Service design is the act of managing the system design through planning, infrastructure, communication, and the component of a product to improve the product quality between the service provider and its users. It could be creating a new service or improving an existing service. You can read more on ‘What is a Service Design?’ here. This expertise is important to enhance the service of products to work efficiently without experiencing any issues using the products. .
This week our mentor Gavin Mandrelle, a Service Designer at RMIT University, in Australia is more than happy (again) to share more information with you, ‘How to get into Service Design?’. This topic covers the soft and hard skills you need to have and build and the resources that will support your career as a Service Designer.
According to Gavin, if you are thinking of transitioning or involving yourself in this industry, you must ask yourself the reasons you want to be in the service design industry. Is it because you love to explore the front and back-end processes of a product service? Or you have experienced (enough) poor service design, and want to solve service design problems one step at a time and save the world! Or perhaps you want to venture into something different that is in demand in the tech industry?
Whatever your reasons are, let’s get to know what are the 2 reasons that made Gavin want to be a Service Designer.
For me, it was primarily two things: Firstly, I was starting to find graphic design quite monotonous. Secondly, I did not find my graphic design role personally fulfilling mainly because I was working to a final end output/product without much input from the product user - ‘product’ being print material. Service design sometimes doesn’t begin with a final output/ product/solution. The research drives the solution. I find this really enjoyable. - Gavin.
Below are some of the main characteristics of skills (but not limited to) to be a Service Designer
1. Empathy (understand users’ problems):
Understanding the users’ point of view, current map journey, and the issues they are facing will help Service Designers to improve the service the way the users want it to be. Users want to be heard and Service Designers will gather the information they receive to thrive for a better experience. Like a peacemaker between the service provider and their users.
2. Improvisation (aim for a better experience):
Always feeling motivated to achieve a user-friendly experience. How to make an existing product design or build a new product design that has an excellent user experience? A service designer always looks for ways to improve a product service that satisfies its users.
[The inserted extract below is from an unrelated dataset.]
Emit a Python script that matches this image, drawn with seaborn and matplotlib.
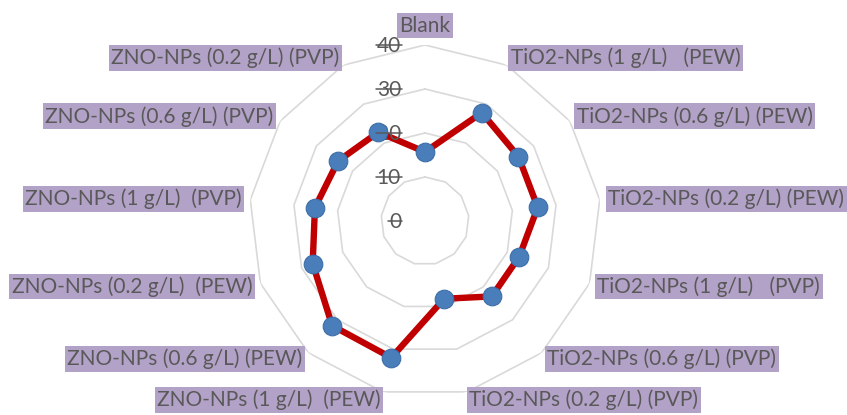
import numpy as np
import pandas as pd
import matplotlib
matplotlib.use("Agg")
import matplotlib.pyplot as plt
from matplotlib.lines import Line2D
import seaborn as sns

categories = [
    "Blank",
    "TiO2-NPs (1 g/L)   (PEW)",
    "TiO2-NPs (0.6 g/L) (PEW)",
    "TiO2-NPs (0.2 g/L) (PEW)",
    "TiO2-NPs (1 g/L)   (PVP)",
    "TiO2-NPs (0.6 g/L) (PVP)",
    "TiO2-NPs (0.2 g/L) (PVP)",
    "ZNO-NPs (1 g/L)  (PEW)",
    "ZNO-NPs (0.6 g/L) (PEW)",
    "ZNO-NPs (0.2 g/L)  (PEW)",
    "ZNO-NPs (1 g/L)  (PVP)",
    "ZNO-NPs (0.6 g/L) (PVP)",
    "ZNO-NPs (0.2 g/L) (PVP)",
]
values = [15.7, 27.8, 25.8, 25.8, 22.9, 22.9, 18.2, 32.0, 31.8, 27.3, 25.2, 24.0, 22.8]
ring_ticks = [0, 10, 20, 30, 40]

W, H, DPI = 847, 415, 100
sns.set_theme(style="white")
plt.rcParams["font.family"] = ["Lato", "DejaVu Sans"]

fig = plt.figure(figsize=(W / DPI, H / DPI), dpi=DPI)
cx, cy, R = 425, 221, 176
ax = fig.add_axes([(cx - R) / W, (H - cy - R) / H, 2 * R / W, 2 * R / H], projection="polar")
ax.set_theta_zero_location("N")
ax.set_theta_direction(-1)
ax.set_ylim(0, 40)
ax.grid(False)
ax.spines["polar"].set_visible(False)
ax.set_xticks([])
ax.set_yticks([])
ax.patch.set_alpha(0)

n = len(categories)
theta = np.arange(n) * 2 * np.pi / n
theta_closed = np.append(theta, 2 * np.pi)

# polygon gridlines
for r in ring_ticks[1:]:
    ax.plot(theta_closed, [r] * len(theta_closed), color="#d9d9d9", lw=1.2, zorder=1)

df = pd.DataFrame({"theta": theta_closed, "value": values + [values[0]]})
sns.lineplot(data=df, x="theta", y="value", sort=False, estimator=None, ax=ax,
             color="#c00000", lw=4.6, zorder=3)
sns.scatterplot(x=theta, y=values, ax=ax, s=180, color="#4a7ebb", edgecolor="#3d6ea8",
                linewidth=0.8, zorder=4)
ax.set_xlabel("")
ax.set_ylabel("")

txt_color = "#595959"
purple = "#b3a2c7"
r_lab = 41.9
for th, lab in zip(theta, categories):
    deg = np.degrees(th)
    if deg < 1:
        ha, va, rr = "center", "bottom", 42.1
    elif deg < 180:
        ha, va, rr = "left", "center", r_lab
    else:
        ha, va, rr = "right", "center", r_lab
    ax.text(th, rr, lab, ha=ha, va=va, fontsize=15, color=txt_color, clip_on=False,
            bbox=dict(boxstyle="square,pad=0.12", fc=purple, ec="none"))

tick_texts = []
for v in ring_ticks:
    t = ax.annotate(str(v), xy=(0, v), xytext=(-24, -1), textcoords="offset pixels",
                    ha="right", va="center", fontsize=15, color=txt_color, annotation_clip=False)
    tick_texts.append((v, t))

fig.canvas.draw()
inv = fig.transFigure.inverted()
for v, t in tick_texts:
    bb = t.get_window_extent()
    y = ax.transData.transform((0, v))[1]
    p0 = inv.transform((bb.x0 - 1, y))
    p1 = inv.transform((bb.x1 + 1, y))
    fig.add_artist(Line2D([p0[0], p1[0]], [p0[1], p1[1]], color=txt_color, lw=1.1))

fig.savefig("out.png", dpi=DPI)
3. Interpersonal skills (reach out to others for better data):
Service designers are constantly communicating with many people to design a service blueprint. The feedback from the stakeholders, clients, users, and team members give a strong support in creating an ideal service experience. Gathering data based on assumptions might lead to multiple corrections along the way that is not cost-effective and has high chances of losing its current users, and difficult to attract new customers.
4. Digital knowledge (solving problems and making decisions that are influenced by digital knowledge):
Knowing how to solve problems with sufficient digital knowledge could help service designers to process and build a service design quicker and better digital user experience. Technology skills and knowledge are part of the main skills to succeed in the industry. You have an understanding of the importance of prototyping, accessibility, coding, internet technology, and more.
5. Design the Service Design Blueprint (presenting ideas to clients or stakeholders):
Service designers must have the ability to design the service design blueprint and presenting (to clients or stakeholders) before proceeding to the production phase.
Transferable skills that you can take from your current role into service design are visual design, creative thinking, and project management.
How you can do it:
Leverage your past skills, expertise, and lived / living experience. Reflect on your past role/job to see how you might be able to bring those skills and experiences to align with service design. Maybe it’s research, connecting dots, making sense of lots of different pieces of information, visual storytelling, etc.- Gavin.